WHY air pollution causes lung disease is obvious. Why it also causes heart disease is, though, a conundrum. One suggestion is that tiny particles of soot migrate through the lungs, into the bloodstream and thence to the walls of blood vessels, where they cause damage. Until now, this has remained hypothetical. But a study published in ACS Nano, by Mark Miller of Edinburgh University, suggests not only that it is correct, but also that those particles are specifically carried to parts of blood vessels where they will do maximum damage—the arterial plaques associated with cardiovascular disease.
One reason the particle-migration hypothesis has proved hard to confirm is that it is tricky to follow soot around the body. Soot is made of carbon, and that element, when finely divided and at low concentration, is difficult to isolate in biological material. Instead, Dr Miller and his colleagues used soot-sized particles of gold for their experiments. These are easy to detect, even at low concentrations, by means such as mass spectroscopy and Raman spectroscopy. Also, gold is chemically inert and therefore unlikely to be toxic. This is important, because some of Dr Miller’s experimental animals were people.
The first group of these human guinea pigs were 14 healthy men. Each was asked to exercise for two hours while inhaling air containing particles of gold. Dr Miller and his colleagues then monitored the volunteers’ blood and urine for 24 hours, and again three months later.
As expected, none of the volunteers showed signs of gold in their blood or urine before their exposure to the particles. All but two, however, did so 24 hours later. This proved that tiny particles can indeed migrate from the lungs into the circulation. Moreover, at the three-month recheck, the concentrations of gold in their bodily fluids remained more or less unchanged. Gold, once breathed in, is retained.

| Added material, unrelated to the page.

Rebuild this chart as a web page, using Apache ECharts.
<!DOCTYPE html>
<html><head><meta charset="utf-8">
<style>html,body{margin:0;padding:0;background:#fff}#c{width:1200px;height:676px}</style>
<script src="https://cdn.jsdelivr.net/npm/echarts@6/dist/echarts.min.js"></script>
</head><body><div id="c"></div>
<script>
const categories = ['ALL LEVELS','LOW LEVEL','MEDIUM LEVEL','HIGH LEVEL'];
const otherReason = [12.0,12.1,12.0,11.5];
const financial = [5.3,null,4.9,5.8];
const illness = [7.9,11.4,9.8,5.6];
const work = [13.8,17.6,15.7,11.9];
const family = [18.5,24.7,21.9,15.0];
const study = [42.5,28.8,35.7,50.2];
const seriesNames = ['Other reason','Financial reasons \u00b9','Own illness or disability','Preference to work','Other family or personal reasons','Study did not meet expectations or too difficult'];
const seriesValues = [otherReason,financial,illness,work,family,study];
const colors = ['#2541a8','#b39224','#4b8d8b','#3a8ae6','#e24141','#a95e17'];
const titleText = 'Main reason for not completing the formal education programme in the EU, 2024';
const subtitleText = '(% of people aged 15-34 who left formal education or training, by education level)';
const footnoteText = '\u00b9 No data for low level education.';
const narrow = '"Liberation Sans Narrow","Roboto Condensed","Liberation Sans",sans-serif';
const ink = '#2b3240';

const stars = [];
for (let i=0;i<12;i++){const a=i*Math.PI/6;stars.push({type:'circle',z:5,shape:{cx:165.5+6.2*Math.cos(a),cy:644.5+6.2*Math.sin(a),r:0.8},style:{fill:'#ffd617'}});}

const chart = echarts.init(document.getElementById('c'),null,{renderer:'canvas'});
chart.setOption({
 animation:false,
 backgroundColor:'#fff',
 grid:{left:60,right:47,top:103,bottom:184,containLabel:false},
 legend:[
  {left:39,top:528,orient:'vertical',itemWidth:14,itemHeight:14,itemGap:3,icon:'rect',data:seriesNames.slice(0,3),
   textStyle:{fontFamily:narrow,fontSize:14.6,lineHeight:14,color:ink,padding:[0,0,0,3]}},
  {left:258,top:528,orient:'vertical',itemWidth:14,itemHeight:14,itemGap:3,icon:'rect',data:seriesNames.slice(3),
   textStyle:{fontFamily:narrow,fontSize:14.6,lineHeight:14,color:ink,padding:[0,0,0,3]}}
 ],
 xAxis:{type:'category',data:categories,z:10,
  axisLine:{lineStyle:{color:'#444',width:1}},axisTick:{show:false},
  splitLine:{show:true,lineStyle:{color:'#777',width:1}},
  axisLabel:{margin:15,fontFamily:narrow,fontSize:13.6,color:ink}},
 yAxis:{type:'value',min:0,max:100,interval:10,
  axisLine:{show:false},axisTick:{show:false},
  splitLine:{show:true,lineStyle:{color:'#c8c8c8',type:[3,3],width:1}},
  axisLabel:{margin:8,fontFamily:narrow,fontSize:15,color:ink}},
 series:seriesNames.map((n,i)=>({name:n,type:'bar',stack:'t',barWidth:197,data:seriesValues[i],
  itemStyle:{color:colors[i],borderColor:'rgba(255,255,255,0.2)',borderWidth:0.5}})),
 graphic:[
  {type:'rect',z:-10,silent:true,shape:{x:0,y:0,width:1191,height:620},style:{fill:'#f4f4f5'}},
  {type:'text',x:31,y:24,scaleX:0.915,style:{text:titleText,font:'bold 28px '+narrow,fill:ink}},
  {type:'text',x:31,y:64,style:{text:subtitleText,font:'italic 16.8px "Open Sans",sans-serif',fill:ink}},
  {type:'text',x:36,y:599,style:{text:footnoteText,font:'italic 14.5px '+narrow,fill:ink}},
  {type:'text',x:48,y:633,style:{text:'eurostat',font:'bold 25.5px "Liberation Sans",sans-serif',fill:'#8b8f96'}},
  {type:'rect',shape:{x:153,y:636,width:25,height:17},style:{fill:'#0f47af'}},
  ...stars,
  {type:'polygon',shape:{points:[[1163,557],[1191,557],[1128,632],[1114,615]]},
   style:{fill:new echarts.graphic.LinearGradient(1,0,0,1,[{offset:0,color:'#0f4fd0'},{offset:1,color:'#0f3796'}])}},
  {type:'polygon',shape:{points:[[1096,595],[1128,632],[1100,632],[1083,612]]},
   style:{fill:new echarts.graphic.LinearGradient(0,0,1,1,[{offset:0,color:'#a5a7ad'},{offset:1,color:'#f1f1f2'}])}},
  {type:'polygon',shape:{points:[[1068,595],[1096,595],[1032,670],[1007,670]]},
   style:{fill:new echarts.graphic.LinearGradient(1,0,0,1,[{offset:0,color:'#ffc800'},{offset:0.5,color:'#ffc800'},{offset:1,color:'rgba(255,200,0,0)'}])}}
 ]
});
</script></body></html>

This experiment did not, however, tell Dr Miller where the particles were going and how they (or, rather, their carbon equivalents) can cause heart problems. He and his colleagues suspected that the culprits were immune-system cells called macrophages. These exist to engulf foreign bodies, such as bacteria, and would thus be quite capable of swallowing small particles of carbon or gold. They are also involved in inflammatory responses, which are helpful when short-lived (such as in reaction to a wound) but threatening when chronic (as in the inflammation associated with arterial plaques). Dr Miller and his colleagues thus wondered if their particles were being carried specifically to those plaques by macrophages.
Preliminary experiments on mice genetically engineered to be prone to vascular disease suggested they were. Dr Miller made these animals breathe in gold particles twice a week for five weeks. Then, a day after the final exposure, he killed and dissected them. He found that a given mouse’s diseased arteries contained five times as much gold as its healthy ones did.
To see if something similar is true in people, the team then recruited three further volunteers. In this case, those signed up were the opposite of healthy. They were patients with plaque-clogged arteries, who were at risk of suffering a stroke. This particular trio were asked to breathe in the gold dust 24 hours before they underwent surgery intended to clear their plaques and unblock their constricted vessels. Dr Miller and his colleagues were thus able to examine the extracted plaques for the presence of gold—which they found, as by now they expected to, in abundance.
It remains to be determined whether particles of carbon behave in the same way as particles of gold. But, given carbon’s high chemical reactivity compared with gold’s, it is a fair bet that macrophages will be even more likely to notice and swallow it. So, though Dr Miller’s work does not point towards a better treatment for pollution-induced cardiovascular disease, it does add weight to the arguments of those who worry about levels of air pollution.